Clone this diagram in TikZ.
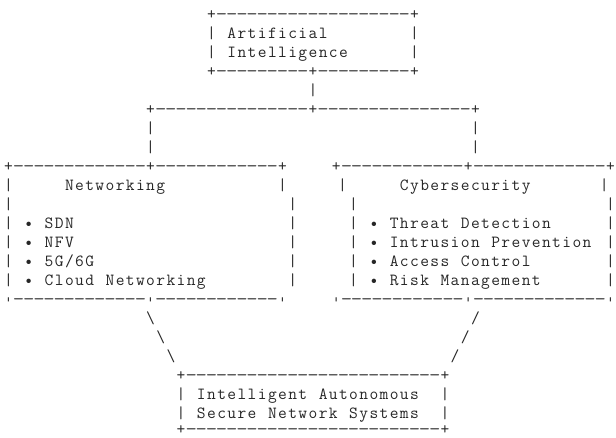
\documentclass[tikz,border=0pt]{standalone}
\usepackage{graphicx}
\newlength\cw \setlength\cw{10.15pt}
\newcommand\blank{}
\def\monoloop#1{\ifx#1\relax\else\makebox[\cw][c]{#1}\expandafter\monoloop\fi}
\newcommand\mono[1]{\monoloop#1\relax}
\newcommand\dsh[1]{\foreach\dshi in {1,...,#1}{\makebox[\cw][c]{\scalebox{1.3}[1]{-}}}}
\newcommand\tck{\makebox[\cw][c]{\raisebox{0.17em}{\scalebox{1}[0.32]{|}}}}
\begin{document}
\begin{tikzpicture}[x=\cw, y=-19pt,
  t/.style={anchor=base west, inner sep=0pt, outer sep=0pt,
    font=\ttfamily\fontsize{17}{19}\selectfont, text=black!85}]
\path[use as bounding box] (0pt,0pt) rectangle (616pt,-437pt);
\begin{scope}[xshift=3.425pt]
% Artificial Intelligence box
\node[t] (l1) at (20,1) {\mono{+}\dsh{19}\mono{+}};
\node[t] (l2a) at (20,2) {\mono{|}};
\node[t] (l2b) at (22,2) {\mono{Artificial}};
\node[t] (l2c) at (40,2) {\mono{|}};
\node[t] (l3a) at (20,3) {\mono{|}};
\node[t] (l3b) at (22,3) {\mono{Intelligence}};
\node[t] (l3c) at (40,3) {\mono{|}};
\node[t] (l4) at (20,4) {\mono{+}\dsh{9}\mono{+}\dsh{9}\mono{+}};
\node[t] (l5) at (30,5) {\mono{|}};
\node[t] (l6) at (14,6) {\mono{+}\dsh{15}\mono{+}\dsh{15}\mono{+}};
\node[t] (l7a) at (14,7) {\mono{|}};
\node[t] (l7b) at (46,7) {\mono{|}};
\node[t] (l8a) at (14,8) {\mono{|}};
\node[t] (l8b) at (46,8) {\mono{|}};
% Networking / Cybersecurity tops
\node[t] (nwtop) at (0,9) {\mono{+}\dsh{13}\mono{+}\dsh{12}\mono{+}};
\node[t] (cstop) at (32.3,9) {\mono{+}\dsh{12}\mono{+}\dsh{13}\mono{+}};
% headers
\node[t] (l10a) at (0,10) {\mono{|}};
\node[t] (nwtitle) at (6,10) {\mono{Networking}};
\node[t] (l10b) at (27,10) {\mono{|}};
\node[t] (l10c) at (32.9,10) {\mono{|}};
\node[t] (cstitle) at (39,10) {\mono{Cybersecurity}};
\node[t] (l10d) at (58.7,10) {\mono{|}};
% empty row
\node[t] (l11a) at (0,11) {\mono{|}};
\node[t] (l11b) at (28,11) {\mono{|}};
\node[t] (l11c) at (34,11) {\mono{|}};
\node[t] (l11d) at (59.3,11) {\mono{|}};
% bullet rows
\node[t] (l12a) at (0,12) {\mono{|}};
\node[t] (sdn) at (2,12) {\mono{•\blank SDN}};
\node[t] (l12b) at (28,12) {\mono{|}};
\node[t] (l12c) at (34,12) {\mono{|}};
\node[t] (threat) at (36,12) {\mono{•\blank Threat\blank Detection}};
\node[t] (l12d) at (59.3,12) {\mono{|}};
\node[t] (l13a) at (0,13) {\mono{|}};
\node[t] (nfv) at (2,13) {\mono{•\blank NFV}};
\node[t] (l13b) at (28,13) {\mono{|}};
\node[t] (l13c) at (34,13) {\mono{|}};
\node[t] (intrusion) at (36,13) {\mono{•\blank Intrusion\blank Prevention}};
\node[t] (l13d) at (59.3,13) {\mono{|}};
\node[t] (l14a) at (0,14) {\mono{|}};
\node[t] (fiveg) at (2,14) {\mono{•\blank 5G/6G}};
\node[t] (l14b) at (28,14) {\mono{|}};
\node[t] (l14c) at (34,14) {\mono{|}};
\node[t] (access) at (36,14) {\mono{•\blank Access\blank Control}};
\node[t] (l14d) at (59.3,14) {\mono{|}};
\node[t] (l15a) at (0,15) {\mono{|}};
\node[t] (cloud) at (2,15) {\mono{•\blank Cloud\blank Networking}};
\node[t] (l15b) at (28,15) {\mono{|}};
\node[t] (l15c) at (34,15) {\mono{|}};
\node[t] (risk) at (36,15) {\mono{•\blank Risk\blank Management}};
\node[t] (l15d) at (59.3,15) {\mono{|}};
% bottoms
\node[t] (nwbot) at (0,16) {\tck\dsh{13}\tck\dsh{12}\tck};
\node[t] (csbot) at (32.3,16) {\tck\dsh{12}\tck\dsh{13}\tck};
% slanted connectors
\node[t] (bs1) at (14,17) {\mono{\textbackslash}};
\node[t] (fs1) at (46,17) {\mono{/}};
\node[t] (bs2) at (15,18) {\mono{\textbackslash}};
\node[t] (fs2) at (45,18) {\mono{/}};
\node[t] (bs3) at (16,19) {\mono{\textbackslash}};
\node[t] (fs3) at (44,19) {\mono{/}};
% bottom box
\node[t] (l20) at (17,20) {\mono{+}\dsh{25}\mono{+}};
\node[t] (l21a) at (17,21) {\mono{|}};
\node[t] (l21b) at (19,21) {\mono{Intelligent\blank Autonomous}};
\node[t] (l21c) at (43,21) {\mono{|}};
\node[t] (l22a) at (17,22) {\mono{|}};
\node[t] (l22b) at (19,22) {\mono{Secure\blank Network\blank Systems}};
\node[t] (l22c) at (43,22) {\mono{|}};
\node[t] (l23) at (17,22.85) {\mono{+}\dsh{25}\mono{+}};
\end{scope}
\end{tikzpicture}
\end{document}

□ □ □ □ □ □ □

▸ Challenge
From the listing, extract all text exactly as given and drop any picture.

▸ Response for this exercise
Clone this diagram in TikZ.
\documentclass[tikz,border=0pt]{standalone}
\usepackage{graphicx}
\newlength\cw \setlength\cw{10.15pt}
\newcommand\blank{}
\def\monoloop#1{\ifx#1\relax\else\makebox[\cw][c]{#1}\expandafter\monoloop\fi}
\newcommand\mono[1]{\monoloop#1\relax}
\newcommand\dsh[1]{\foreach\dshi in {1,...,#1}{\makebox[\cw][c]{\scalebox{1.3}[1]{-}}}}
\newcommand\tck{\makebox[\cw][c]{\raisebox{0.17em}{\scalebox{1}[0.32]{|}}}}
\begin{document}
\begin{tikzpicture}[x=\cw, y=-19pt,
  t/.style={anchor=base west, inner sep=0pt, outer sep=0pt,
    font=\ttfamily\fontsize{17}{19}\selectfont, text=black!85}]
\path[use as bounding box] (0pt,0pt) rectangle (616pt,-437pt);
\begin{scope}[xshift=3.425pt]
% Artificial Intelligence box
\node[t] (l1) at (20,1) {\mono{+}\dsh{19}\mono{+}};
\node[t] (l2a) at (20,2) {\mono{|}};
\node[t] (l2b) at (22,2) {\mono{Artificial}};
\node[t] (l2c) at (40,2) {\mono{|}};
\node[t] (l3a) at (20,3) {\mono{|}};
\node[t] (l3b) at (22,3) {\mono{Intelligence}};
\node[t] (l3c) at (40,3) {\mono{|}};
\node[t] (l4) at (20,4) {\mono{+}\dsh{9}\mono{+}\dsh{9}\mono{+}};
\node[t] (l5) at (30,5) {\mono{|}};
\node[t] (l6) at (14,6) {\mono{+}\dsh{15}\mono{+}\dsh{15}\mono{+}};
\node[t] (l7a) at (14,7) {\mono{|}};
\node[t] (l7b) at (46,7) {\mono{|}};
\node[t] (l8a) at (14,8) {\mono{|}};
\node[t] (l8b) at (46,8) {\mono{|}};
% Networking / Cybersecurity tops
\node[t] (nwtop) at (0,9) {\mono{+}\dsh{13}\mono{+}\dsh{12}\mono{+}};
\node[t] (cstop) at (32.3,9) {\mono{+}\dsh{12}\mono{+}\dsh{13}\mono{+}};
% headers
\node[t] (l10a) at (0,10) {\mono{|}};
\node[t] (nwtitle) at (6,10) {\mono{Networking}};
\node[t] (l10b) at (27,10) {\mono{|}};
\node[t] (l10c) at (32.9,10) {\mono{|}};
\node[t] (cstitle) at (39,10) {\mono{Cybersecurity}};
\node[t] (l10d) at (58.7,10) {\mono{|}};
% empty row
\node[t] (l11a) at (0,11) {\mono{|}};
\node[t] (l11b) at (28,11) {\mono{|}};
\node[t] (l11c) at (34,11) {\mono{|}};
\node[t] (l11d) at (59.3,11) {\mono{|}};
% bullet rows
\node[t] (l12a) at (0,12) {\mono{|}};
\node[t] (sdn) at (2,12) {\mono{•\blank SDN}};
\node[t] (l12b) at (28,12) {\mono{|}};
\node[t] (l12c) at (34,12) {\mono{|}};
\node[t] (threat) at (36,12) {\mono{•\blank Threat\blank Detection}};
\node[t] (l12d) at (59.3,12) {\mono{|}};
\node[t] (l13a) at (0,13) {\mono{|}};
\node[t] (nfv) at (2,13) {\mono{•\blank NFV}};
\node[t] (l13b) at (28,13) {\mono{|}};
\node[t] (l13c) at (34,13) {\mono{|}};
\node[t] (intrusion) at (36,13) {\mono{•\blank Intrusion\blank Prevention}};
\node[t] (l13d) at (59.3,13) {\mono{|}};
\node[t] (l14a) at (0,14) {\mono{|}};
\node[t] (fiveg) at (2,14) {\mono{•\blank 5G/6G}};
\node[t] (l14b) at (28,14) {\mono{|}};
\node[t] (l14c) at (34,14) {\mono{|}};
\node[t] (access) at (36,14) {\mono{•\blank Access\blank Control}};
\node[t] (l14d) at (59.3,14) {\mono{|}};
\node[t] (l15a) at (0,15) {\mono{|}};
\node[t] (cloud) at (2,15) {\mono{•\blank Cloud\blank Networking}};
\node[t] (l15b) at (28,15) {\mono{|}};
\node[t] (l15c) at (34,15) {\mono{|}};
\node[t] (risk) at (36,15) {\mono{•\blank Risk\blank Management}};
\node[t] (l15d) at (59.3,15) {\mono{|}};
% bottoms
\node[t] (nwbot) at (0,16) {\tck\dsh{13}\tck\dsh{12}\tck};
\node[t] (csbot) at (32.3,16) {\tck\dsh{12}\tck\dsh{13}\tck};
% slanted connectors
\node[t] (bs1) at (14,17) {\mono{\textbackslash}};
\node[t] (fs1) at (46,17) {\mono{/}};
\node[t] (bs2) at (15,18) {\mono{\textbackslash}};
\node[t] (fs2) at (45,18) {\mono{/}};
\node[t] (bs3) at (16,19) {\mono{\textbackslash}};
\node[t] (fs3) at (44,19) {\mono{/}};
% bottom box
\node[t] (l20) at (17,20) {\mono{+}\dsh{25}\mono{+}};
\node[t] (l21a) at (17,21) {\mono{|}};
\node[t] (l21b) at (19,21) {\mono{Intelligent\blank Autonomous}};
\node[t] (l21c) at (43,21) {\mono{|}};
\node[t] (l22a) at (17,22) {\mono{|}};
\node[t] (l22b) at (19,22) {\mono{Secure\blank Network\blank Systems}};
\node[t] (l22c) at (43,22) {\mono{|}};
\node[t] (l23) at (17,22.85) {\mono{+}\dsh{25}\mono{+}};
\end{scope}
\end{tikzpicture}
\end{document}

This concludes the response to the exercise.